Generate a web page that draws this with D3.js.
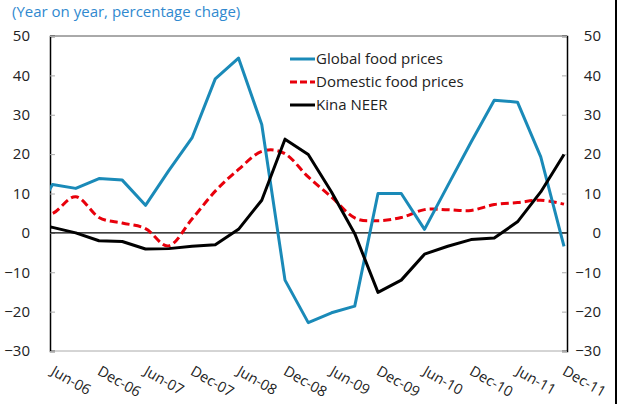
<!DOCTYPE html>
<html>
<head>
<meta charset="utf-8">
<script src="https://cdn.jsdelivr.net/npm/d3@7"></script>
<style>
  body { margin: 0; background: #fff; }
  svg { display: block; font-family: "Open Sans", "Noto Sans", sans-serif; }
</style>
</head>
<body>
<div id="chart"></div>
<script>
// quarterly observations; Mar-06 sits just left of the plot and is clipped
var quarters = ["Mar-06", "Jun-06", "Sep-06", "Dec-06", "Mar-07", "Jun-07", "Sep-07", "Dec-07",
  "Mar-08", "Jun-08", "Sep-08", "Dec-08", "Mar-09", "Jun-09", "Sep-09", "Dec-09",
  "Mar-10", "Jun-10", "Sep-10", "Dec-10", "Mar-11", "Jun-11", "Sep-11", "Dec-11"];

var globalFood = [1.8, 12.3, 11.3, 13.8, 13.4, 7.0, 15.8, 24.1, 39.1, 44.4, 27.5, -12.0,
  -22.8, -20.3, -18.6, 10.0, 10.0, 0.9, 12.0, 23.0, 33.7, 33.2, 19.3, -3.4];
var domesticFood = [4.0, 4.9, 9.2, 3.9, 2.5, 1.1, -3.3, 3.5, 10.6, 16.1, 20.7, 20.1,
  14.2, 9.1, 3.8, 3.1, 3.9, 5.9, 5.9, 5.7, 7.2, 7.7, 8.3, 7.3];
var kinaNeer = [2.5, 1.4, 0.0, -2.0, -2.2, -4.1, -4.0, -3.4, -3.0, 0.9, 8.3, 23.8,
  19.9, 10.4, -0.2, -15.1, -12.0, -5.4, -3.4, -1.7, -1.3, 2.8, 10.4, 19.9];

var xLabels = ["Jun-06", "Dec-06", "Jun-07", "Dec-07", "Jun-08", "Dec-08",
  "Jun-09", "Dec-09", "Jun-10", "Dec-10", "Jun-11", "Dec-11"];
var yTicks = [-30, -20, -10, 0, 10, 20, 30, 40, 50];

var seriesNames = ["Global food prices", "Domestic food prices", "Kina NEER"];

function drawChart() {
  var w = 619, h = 404;
  var left = 50, right = 567, top = 36, bottom = 351;

  var svg = d3.select("#chart").append("svg")
    .attr("width", w)
    .attr("height", h);

  var step = 23.25;
  var xScale = d3.scalePoint()
    .domain(quarters)
    .range([52.5 - step, 564]);

  var yScale = d3.scaleLinear()
    .domain([-30, 50])
    .range([bottom, top]);

  // title
  svg.append("text")
    .attr("x", 12)
    .attr("y", 17)
    .attr("fill", "#3089cf")
    .style("font-size", "15px")
    .text("(Year on year, percentage chage)");

  svg.append("clipPath").attr("id", "plotclip")
    .append("rect")
    .attr("x", left).attr("y", top)
    .attr("width", right - left).attr("height", bottom - top);

  // frame of plot
  svg.append("line").attr("x1", left).attr("x2", right).attr("y1", top).attr("y2", top)
    .attr("stroke", "#555").attr("stroke-width", 1);
  svg.append("line").attr("x1", left).attr("x2", right).attr("y1", bottom).attr("y2", bottom)
    .attr("stroke", "#aaa").attr("stroke-width", 1);

  // left axis
  var yLeft = d3.axisLeft(yScale).tickValues(yTicks).tickSize(-5).tickPadding(20);
  var gl = svg.append("g")
    .attr("transform", "translate(" + left + ",0)")
    .call(yLeft);

  // right axis
  var yRight = d3.axisRight(yScale).tickValues(yTicks).tickSize(-5).tickPadding(0);
  var gr = svg.append("g")
    .attr("transform", "translate(" + right + ",0)")
    .call(yRight);
  gr.selectAll("text").attr("x", 34).attr("text-anchor", "end");

  [gl, gr].forEach(function (g) {
    g.select(".domain").attr("stroke", "#000").attr("stroke-width", 1.5);
    g.selectAll(".tick line").attr("stroke", "#aaa");
    g.selectAll("text").attr("fill", "#222").style("font-size", "15px")
      .style("font-family", "'Open Sans', sans-serif");
  });

  // x axis labels
  var xAxis = d3.axisBottom(xScale).tickValues(xLabels).tickSize(0);
  var gx = svg.append("g")
    .attr("transform", "translate(0," + bottom + ")")
    .call(xAxis);
  gx.select(".domain").remove();
  gx.selectAll("text")
    .attr("x", 0).attr("y", 0).attr("dy", 0)
    .attr("text-anchor", "start")
    .attr("transform", "translate(-3,23) rotate(30)")
    .attr("fill", "#222")
    .style("font-size", "14.5px")
    .style("font-family", "'Open Sans', sans-serif");

  // zero line
  svg.append("line")
    .attr("x1", left).attr("x2", right)
    .attr("y1", yScale(0)).attr("y2", yScale(0))
    .attr("stroke", "#000").attr("stroke-width", 1.2);

  var plot = svg.append("g").attr("clip-path", "url(#plotclip)");

  var straight = d3.line()
    .x((d, i) => xScale(quarters[i]))
    .y((d) => yScale(d));
  var smooth = d3.line()
    .x((d, i) => xScale(quarters[i]))
    .y((d) => yScale(d))
    .curve(d3.curveCardinal.tension(0));

  plot.append("path").datum(domesticFood)
    .attr("d", smooth)
    .attr("fill", "none").attr("stroke", "#e8000b")
    .attr("stroke-width", 3).attr("stroke-dasharray", "8,4");

  plot.append("path").datum(globalFood)
    .attr("d", straight)
    .attr("fill", "none").attr("stroke", "#1a8ab8")
    .attr("stroke-width", 3).attr("stroke-linejoin", "round");

  plot.append("path").datum(kinaNeer)
    .attr("d", straight)
    .attr("fill", "none").attr("stroke", "#000")
    .attr("stroke-width", 3).attr("stroke-linejoin", "round");

  // legend
  var legendStyles = [
    {color: "#1a8ab8", dash: null},
    {color: "#e8000b", dash: "7,3"},
    {color: "#000", dash: null}
  ];
  var legend = svg.append("g");
  seriesNames.forEach(function (name, i) {
    var ly = 59 + i * 23;
    legend.append("line")
      .attr("x1", 290).attr("x2", 315)
      .attr("y1", ly).attr("y2", ly)
      .attr("stroke", legendStyles[i].color)
      .attr("stroke-width", 3)
      .attr("stroke-dasharray", legendStyles[i].dash);
    legend.append("text")
      .attr("x", 316).attr("y", ly + 5)
      .attr("fill", "#222")
      .style("font-size", "15px")
      .text(name);
  });

  // outer frame edge on the right
  svg.append("line")
    .attr("x1", 616).attr("x2", 616).attr("y1", 0).attr("y2", h)
    .attr("stroke", "#000").attr("stroke-width", 2);
}

window.onload = function () {
  drawChart();
};
</script>
</body>
</html>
______
**WORK TO COMPLETE**
Images in the data above are to be skipped. Retype all other material exactly.

**SOLUTION TO THIS EXERCISE**
Generate a web page that draws this with D3.js.
<!DOCTYPE html>
<html>
<head>
<meta charset="utf-8">
<script src="https://cdn.jsdelivr.net/npm/d3@7"></script>
<style>
  body { margin: 0; background: #fff; }
  svg { display: block; font-family: "Open Sans", "Noto Sans", sans-serif; }
</style>
</head>
<body>
<div id="chart"></div>
<script>
// quarterly observations; Mar-06 sits just left of the plot and is clipped
var quarters = ["Mar-06", "Jun-06", "Sep-06", "Dec-06", "Mar-07", "Jun-07", "Sep-07", "Dec-07",
  "Mar-08", "Jun-08", "Sep-08", "Dec-08", "Mar-09", "Jun-09", "Sep-09", "Dec-09",
  "Mar-10", "Jun-10", "Sep-10", "Dec-10", "Mar-11", "Jun-11", "Sep-11", "Dec-11"];

var globalFood = [1.8, 12.3, 11.3, 13.8, 13.4, 7.0, 15.8, 24.1, 39.1, 44.4, 27.5, -12.0,
  -22.8, -20.3, -18.6, 10.0, 10.0, 0.9, 12.0, 23.0, 33.7, 33.2, 19.3, -3.4];
var domesticFood = [4.0, 4.9, 9.2, 3.9, 2.5, 1.1, -3.3, 3.5, 10.6, 16.1, 20.7, 20.1,
  14.2, 9.1, 3.8, 3.1, 3.9, 5.9, 5.9, 5.7, 7.2, 7.7, 8.3, 7.3];
var kinaNeer = [2.5, 1.4, 0.0, -2.0, -2.2, -4.1, -4.0, -3.4, -3.0, 0.9, 8.3, 23.8,
  19.9, 10.4, -0.2, -15.1, -12.0, -5.4, -3.4, -1.7, -1.3, 2.8, 10.4, 19.9];

var xLabels = ["Jun-06", "Dec-06", "Jun-07", "Dec-07", "Jun-08", "Dec-08",
  "Jun-09", "Dec-09", "Jun-10", "Dec-10", "Jun-11", "Dec-11"];
var yTicks = [-30, -20, -10, 0, 10, 20, 30, 40, 50];

var seriesNames = ["Global food prices", "Domestic food prices", "Kina NEER"];

function drawChart() {
  var w = 619, h = 404;
  var left = 50, right = 567, top = 36, bottom = 351;

  var svg = d3.select("#chart").append("svg")
    .attr("width", w)
    .attr("height", h);

  var step = 23.25;
  var xScale = d3.scalePoint()
    .domain(quarters)
    .range([52.5 - step, 564]);

  var yScale = d3.scaleLinear()
    .domain([-30, 50])
    .range([bottom, top]);

  // title
  svg.append("text")
    .attr("x", 12)
    .attr("y", 17)
    .attr("fill", "#3089cf")
    .style("font-size", "15px")
    .text("(Year on year, percentage chage)");

  svg.append("clipPath").attr("id", "plotclip")
    .append("rect")
    .attr("x", left).attr("y", top)
    .attr("width", right - left).attr("height", bottom - top);

  // frame of plot
  svg.append("line").attr("x1", left).attr("x2", right).attr("y1", top).attr("y2", top)
    .attr("stroke", "#555").attr("stroke-width", 1);
  svg.append("line").attr("x1", left).attr("x2", right).attr("y1", bottom).attr("y2", bottom)
    .attr("stroke", "#aaa").attr("stroke-width", 1);

  // left axis
  var yLeft = d3.axisLeft(yScale).tickValues(yTicks).tickSize(-5).tickPadding(20);
  var gl = svg.append("g")
    .attr("transform", "translate(" + left + ",0)")
    .call(yLeft);

  // right axis
  var yRight = d3.axisRight(yScale).tickValues(yTicks).tickSize(-5).tickPadding(0);
  var gr = svg.append("g")
    .attr("transform", "translate(" + right + ",0)")
    .call(yRight);
  gr.selectAll("text").attr("x", 34).attr("text-anchor", "end");

  [gl, gr].forEach(function (g) {
    g.select(".domain").attr("stroke", "#000").attr("stroke-width", 1.5);
    g.selectAll(".tick line").attr("stroke", "#aaa");
    g.selectAll("text").attr("fill", "#222").style("font-size", "15px")
      .style("font-family", "'Open Sans', sans-serif");
  });

  // x axis labels
  var xAxis = d3.axisBottom(xScale).tickValues(xLabels).tickSize(0);
  var gx = svg.append("g")
    .attr("transform", "translate(0," + bottom + ")")
    .call(xAxis);
  gx.select(".domain").remove();
  gx.selectAll("text")
    .attr("x", 0).attr("y", 0).attr("dy", 0)
    .attr("text-anchor", "start")
    .attr("transform", "translate(-3,23) rotate(30)")
    .attr("fill", "#222")
    .style("font-size", "14.5px")
    .style("font-family", "'Open Sans', sans-serif");

  // zero line
  svg.append("line")
    .attr("x1", left).attr("x2", right)
    .attr("y1", yScale(0)).attr("y2", yScale(0))
    .attr("stroke", "#000").attr("stroke-width", 1.2);

  var plot = svg.append("g").attr("clip-path", "url(#plotclip)");

  var straight = d3.line()
    .x((d, i) => xScale(quarters[i]))
    .y((d) => yScale(d));
  var smooth = d3.line()
    .x((d, i) => xScale(quarters[i]))
    .y((d) => yScale(d))
    .curve(d3.curveCardinal.tension(0));

  plot.append("path").datum(domesticFood)
    .attr("d", smooth)
    .attr("fill", "none").attr("stroke", "#e8000b")
    .attr("stroke-width", 3).attr("stroke-dasharray", "8,4");

  plot.append("path").datum(globalFood)
    .attr("d", straight)
    .attr("fill", "none").attr("stroke", "#1a8ab8")
    .attr("stroke-width", 3).attr("stroke-linejoin", "round");

  plot.append("path").datum(kinaNeer)
    .attr("d", straight)
    .attr("fill", "none").attr("stroke", "#000")
    .attr("stroke-width", 3).attr("stroke-linejoin", "round");

  // legend
  var legendStyles = [
    {color: "#1a8ab8", dash: null},
    {color: "#e8000b", dash: "7,3"},
    {color: "#000", dash: null}
  ];
  var legend = svg.append("g");
  seriesNames.forEach(function (name, i) {
    var ly = 59 + i * 23;
    legend.append("line")
      .attr("x1", 290).attr("x2", 315)
      .attr("y1", ly).attr("y2", ly)
      .attr("stroke", legendStyles[i].color)
      .attr("stroke-width", 3)
      .attr("stroke-dasharray", legendStyles[i].dash);
    legend.append("text")
      .attr("x", 316).attr("y", ly + 5)
      .attr("fill", "#222")
      .style("font-size", "15px")
      .text(name);
  });

  // outer frame edge on the right
  svg.append("line")
    .attr("x1", 616).attr("x2", 616).attr("y1", 0).attr("y2", h)
    .attr("stroke", "#000").attr("stroke-width", 2);
}

window.onload = function () {
  drawChart();
};
</script>
</body>
</html>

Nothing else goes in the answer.